Name: Janet Smith


Age/DOB:  Aug 29, 1876


County of Conviction:  Custer             


Judicial District:  16th              


Case No.:  861, 875


Date of Conviction:    Oct. 20, 1918


Sentence:  5-10 years




Allegations:  That "she wished the people would revolt and that she would shoulder a gun and get the president the first one," that she "advocated turning the stock into the crops to prevent helping the government and killing off all the cripples, insane, and convicts in order to save food instead of making all the food restrictions," that the Red Cross was a "fake" and "while she didn't mind helping the Belgians with the relief work, the trouble was the damn soldiers would get it." Allegedly sent back War Savings Stamps.                

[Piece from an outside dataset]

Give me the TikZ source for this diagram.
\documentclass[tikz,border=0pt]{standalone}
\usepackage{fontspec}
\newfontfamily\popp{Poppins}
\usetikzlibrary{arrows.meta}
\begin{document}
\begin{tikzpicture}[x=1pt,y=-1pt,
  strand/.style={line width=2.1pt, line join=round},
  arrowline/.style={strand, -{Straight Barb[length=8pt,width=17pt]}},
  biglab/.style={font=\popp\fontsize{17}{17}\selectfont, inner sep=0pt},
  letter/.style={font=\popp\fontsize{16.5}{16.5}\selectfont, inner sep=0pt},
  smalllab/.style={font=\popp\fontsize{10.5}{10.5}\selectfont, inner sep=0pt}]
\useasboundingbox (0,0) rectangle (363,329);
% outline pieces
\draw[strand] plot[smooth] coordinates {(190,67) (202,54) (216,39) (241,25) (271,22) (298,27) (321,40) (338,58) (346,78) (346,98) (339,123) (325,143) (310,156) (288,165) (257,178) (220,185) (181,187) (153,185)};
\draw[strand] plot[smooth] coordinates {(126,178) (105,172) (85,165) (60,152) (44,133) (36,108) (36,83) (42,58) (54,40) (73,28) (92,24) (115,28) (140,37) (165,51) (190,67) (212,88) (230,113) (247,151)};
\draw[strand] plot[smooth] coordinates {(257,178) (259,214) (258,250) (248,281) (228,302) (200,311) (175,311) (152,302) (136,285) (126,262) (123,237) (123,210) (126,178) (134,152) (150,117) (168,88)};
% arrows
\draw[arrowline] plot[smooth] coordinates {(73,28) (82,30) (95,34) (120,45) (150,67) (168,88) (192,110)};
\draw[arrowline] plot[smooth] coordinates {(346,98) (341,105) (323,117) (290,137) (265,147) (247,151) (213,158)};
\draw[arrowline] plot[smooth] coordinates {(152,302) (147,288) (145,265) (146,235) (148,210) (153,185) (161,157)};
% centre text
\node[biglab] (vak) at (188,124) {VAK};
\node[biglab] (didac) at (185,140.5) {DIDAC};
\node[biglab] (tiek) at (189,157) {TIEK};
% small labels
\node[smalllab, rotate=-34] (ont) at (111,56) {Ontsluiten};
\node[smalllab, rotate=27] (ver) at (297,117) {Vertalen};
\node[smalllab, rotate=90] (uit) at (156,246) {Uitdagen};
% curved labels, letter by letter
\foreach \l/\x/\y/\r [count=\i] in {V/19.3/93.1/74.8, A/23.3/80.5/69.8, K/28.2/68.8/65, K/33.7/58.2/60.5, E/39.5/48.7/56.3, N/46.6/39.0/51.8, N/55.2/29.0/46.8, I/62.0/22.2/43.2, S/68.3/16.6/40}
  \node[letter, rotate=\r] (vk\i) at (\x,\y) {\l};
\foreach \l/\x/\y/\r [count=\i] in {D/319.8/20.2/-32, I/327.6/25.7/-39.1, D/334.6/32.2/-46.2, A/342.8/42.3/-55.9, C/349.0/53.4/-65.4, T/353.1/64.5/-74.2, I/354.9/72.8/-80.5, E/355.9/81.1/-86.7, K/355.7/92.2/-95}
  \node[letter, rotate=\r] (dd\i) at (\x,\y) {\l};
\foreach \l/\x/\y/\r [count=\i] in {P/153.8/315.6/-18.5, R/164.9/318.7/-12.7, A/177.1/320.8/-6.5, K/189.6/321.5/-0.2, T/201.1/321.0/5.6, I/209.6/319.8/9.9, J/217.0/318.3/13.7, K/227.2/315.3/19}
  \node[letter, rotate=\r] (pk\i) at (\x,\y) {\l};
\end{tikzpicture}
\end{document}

Case Details: Convicted after the jury deliberated for 50 minutes. She served 26 months in prison (one of only two women in Deer Lodge at the time of the 1920 census and the only female sedition prisoner). Conviction reversed by State Supreme Court on Dec. 1, 1920 (58 Mont. 567; 194 P. 131) because charging language in the information was not specific enough. She was released on Dec. 14, 1920. Case files transferred to Broadus after Powder River split off from Custer County. Powder River County attempted to try Janet and William on the same sedition charges again, but gave up in 1923.

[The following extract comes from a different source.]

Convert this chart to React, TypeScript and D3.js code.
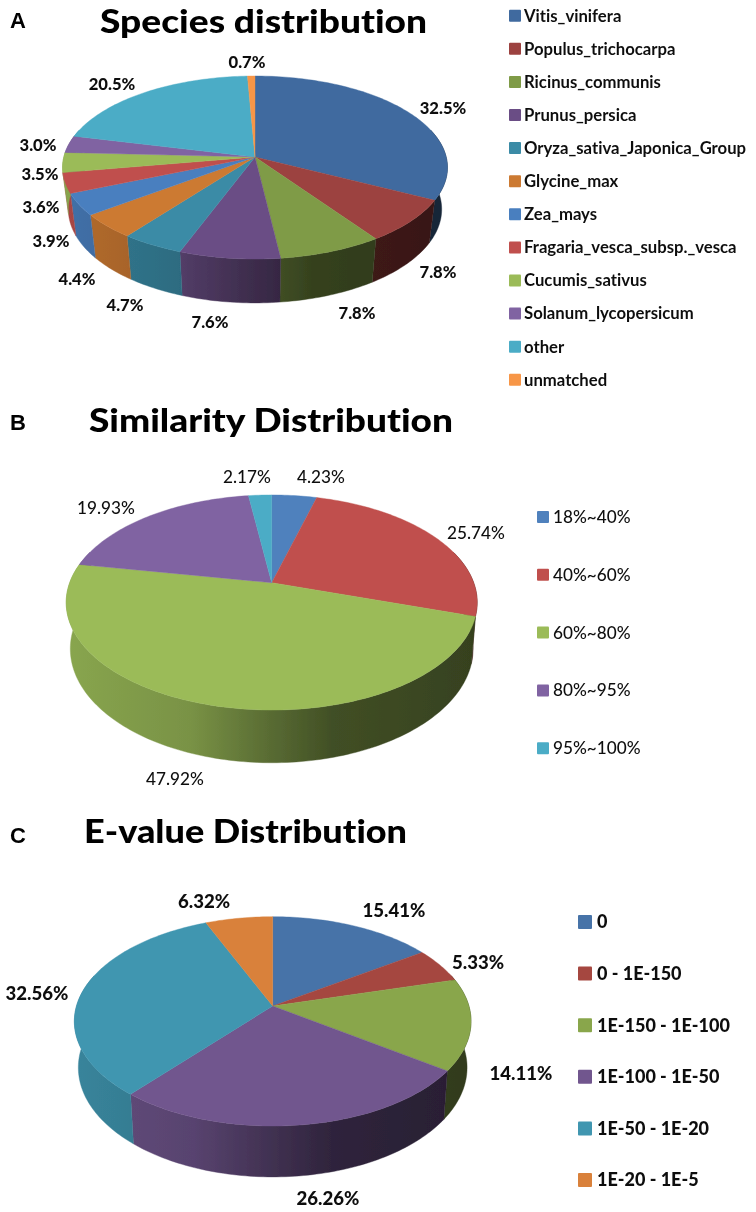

Personal Information:  Born in Iowa. A brother, Hugh Mathian, lived in Alberton, and a sister, Bernice Kemper, in Los Angeles. Another sister, Bertha Rice, and a nephew, Mark Mathias, lived with her for some time in the Sayle, Mont., area. She lived in Deadwood, S.D. for a year and also in Lead City, S.D. before coming to Montana in about 1906 and to the Powder River country in about 1910. Was postmistress at Sayle, a name that was assigned by the Post Office. Became William Smith's second wife. According to Powder River County history, Echoing Footsteps, "Many of the cowboys made [the Smith ranch] their stopping point as they rode between Tongue River and Powder River. On occasions there would be as many as 24 people there for a meal." William also testified that Janet was the owner of a "desert claim." Remarried a man named Thomas in Davis, Iowa. Died Oct. 27, 1966, in Hawthorne, Calif.